Хуже всего дело обстоит с наукой. Она требует гораздо большей концентрации и, вместе с этим, гораздо дороже Тынянову, чем историческая беллетристика. Чуковский писал еще раньше, когда Юрий Николаевич был на коне: «По какой-то непонятной причине Тынянов-ученый не любил Тынянова-художника, держал его в черном теле, исключительно для домашних услуг, и давал ему волю лишь в веселой компании, по праздникам, когда хотел отдохнуть от серьезных занятий».
Но сейчас не до выбора. Нужно делать хотя бы что-нибудь.

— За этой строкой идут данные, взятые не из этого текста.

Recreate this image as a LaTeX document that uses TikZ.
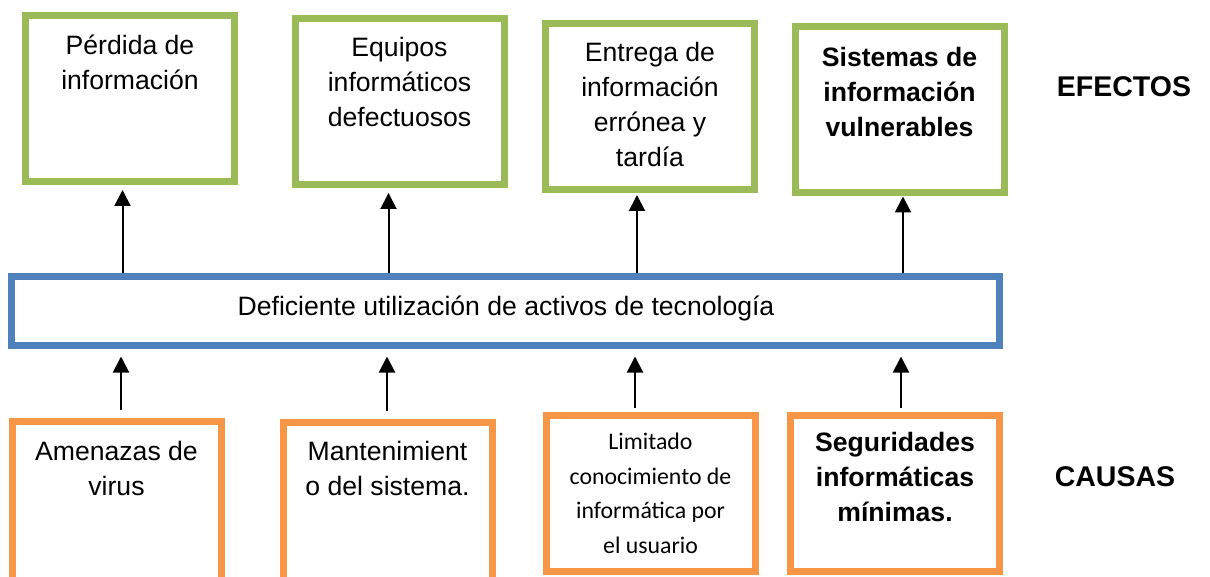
\documentclass[tikz,border=0pt]{standalone}
\usepackage{fontspec}
\setmainfont{Liberation Sans}
\newfontfamily\calibri{Carlito}
\usetikzlibrary{arrows.meta}
\usetikzlibrary{positioning}

\definecolor{efectogreen}{RGB}{155,187,89}
\definecolor{problemablue}{RGB}{79,129,189}
\definecolor{causaorange}{RGB}{247,150,70}

\tikzset{
	efecto/.style={draw=efectogreen, line width=3.5pt, minimum width=104.5pt, minimum height=83pt, inner sep=0pt},
	causa/.style={draw=causaorange, line width=3.5pt, minimum width=104.5pt, minimum height=78pt, inner sep=0pt},
	problema/.style={draw=problemablue, line width=3.5pt, minimum width=494pt, minimum height=34.5pt, inner sep=0pt},
	txt/.style={align=center, anchor=base, inner sep=0pt, font=\fontsize{13.3}{17.5}\selectfont},
	titulo/.style={anchor=base, inner sep=0pt, font=\fontsize{14.25}{17}\selectfont\bfseries},
	flecha/.style={-{Triangle[width=8pt,length=8pt]}, line width=1pt},
}

\begin{document}
\begin{tikzpicture}[x=0.5pt,y=-0.5pt]
\useasboundingbox (0,0) rectangle (1210,577);
\clip (0,0) rectangle (1210,577);

% efectos
\node[efecto] (e1) at (130,98.5) {};
\node[efecto] (e2) at (399.5,101.5) {};
\node[efecto] (e3) at (650,106.5) {};
\node[efecto] (e4) at (899.5,110) {};

% base = last line
\node[txt] (e1txt) at ([yshift=-39pt]e1.north) {Pérdida de\\información};
\node[txt] (e2txt) at ([yshift=-56pt]e2.north) {Equipos\\informáticos\\defectuosos};
\node[txt] (e3txt) at ([yshift=-73.5pt]e3.north) {Entrega de\\información\\errónea y\\tardía};
\node[txt, font=\fontsize{13.3}{17.5}\selectfont\bfseries] (e4txt) at ([yshift=-56.5pt]e4.north) {Sistemas de\\información\\vulnerables};

\node[titulo] (efectos) at (1124,96.5) {EFECTOS};

% problema central
\node[problema] (m) at (505.5,311) {};
\node[txt] (mtxt) at (506,315) {Deficiente utilización de activos de tecnología};

% causas
\node[causa, minimum height=85pt] (c1) at (116.5,506.5) {};
\node[causa, minimum height=85pt] (c2) at (387.5,507.5) {};
\node[causa] (c3) at (650.5,493.5) {};
\node[causa] (c4) at (895,493.5) {};

\node[txt] (c1txt) at ([yshift=-38.75pt]c1.north) {Amenazas de\\virus};
\node[txt] (c2txt) at ([yshift=-38.25pt]c2.north) {Mantenimient\\o del sistema.};
\node[txt, font=\calibri\fontsize{11.9}{17.2}\selectfont] (c3txt) at ([yshift=-70.5pt]c3.north) {Limitado\\conocimiento de\\informática por\\el usuario};
\node[txt, font=\fontsize{13.3}{17.5}\selectfont\bfseries] (c4txt) at ([yshift=-54.75pt]c4.north) {Seguridades\\informáticas\\mínimas.};

\node[titulo] (causas) at (1115,486.5) {CAUSAS};

% flechas causa -> problema
\draw[flecha, shorten <=4pt, shorten >=3.75pt] ([xshift=2.25pt]c1.north) -- ([xshift=2.25pt]c1.north |- m.south);
\draw[flecha, shorten <=4pt, shorten >=3.75pt] ([xshift=-0.25pt]c2.north) -- ([xshift=-0.25pt]c2.north |- m.south);
\draw[flecha, shorten <=2pt, shorten >=3.75pt] ([xshift=-7.75pt]c3.north) -- ([xshift=-7.75pt]c3.north |- m.south);
\draw[flecha, shorten <=2pt, shorten >=3.75pt] ([xshift=3pt]c4.north) -- ([xshift=3pt]c4.north |- m.south);

% flechas problema -> efecto
\draw[flecha, shorten >=2.5pt] ([xshift=-3.75pt]e1.south |- m.north) -- ([xshift=-3.75pt]e1.south);
\draw[flecha, shorten >=2.5pt] ([xshift=-5.5pt]e2.south |- m.north) -- ([xshift=-5.5pt]e2.south);
\draw[flecha, shorten >=1pt] ([xshift=-6.5pt]e3.south |- m.north) -- ([xshift=-6.5pt]e3.south);
\draw[flecha, shorten >=0pt] ([xshift=1.75pt]e4.south |- m.north) -- ([xshift=1.75pt]e4.south);

\end{tikzpicture}
\end{document}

Пришла война. Тыняновы отправились в эвакуацию. В блокадном Ленинграде легкомысленно остаются упаковки редкого французского лекарства. Когда-то на них возлагались большие надежды, но сейчас они не помогают.
В текст все чаще проникают собственные ощущения болезни. Голова валится на грудь, дыхание то и дело прерывается. Ученый, по сути, прощается с жизнью. А тем временем Пушкин прощается с юностью:
«Выше голову, ровней дыхание. Жизнь идет, как стих. Но прежних сердца ран, глубоких ран любви, ничто не излечило». Сознание меркнет, уходит и где-то блуждает, а потом вновь возвращается.
Вот Тынянов совсем не встает, переходит с письма на диктовку. Тремор, зрение почти что на нуле. И в 1943 году Юрий Николаевич умирает от пневмонии. Роман пополняет число великих произведений, не оконченных из-за болезни и смерти их автора: «Мертвые души», «Похождения бравого солдата Швейка», «В поисках утраченного времени».
Его хоронят на Ваганьковском. Происходит какая-то путаница, ошибка в объявлении, и на прощание с великим человеком никто не приходит. Илья Эренбуг пишет: «Я был на его похоронах… Тынянов был не ко двору и не ко времени. Газеты даже не сообщили о его смерти. Гроб стоял в маленькой комнате на Тверском бульваре, и веночки были из бумажных цветов – попроще, поскромнее. Я стоял у гроба и думал: мы хороним одного из самых умных писателей наших двадцатых годов».
А через считанные месяцы с ним рядом ложится и жена, Елена Александровна, «Леночка», «ведьма».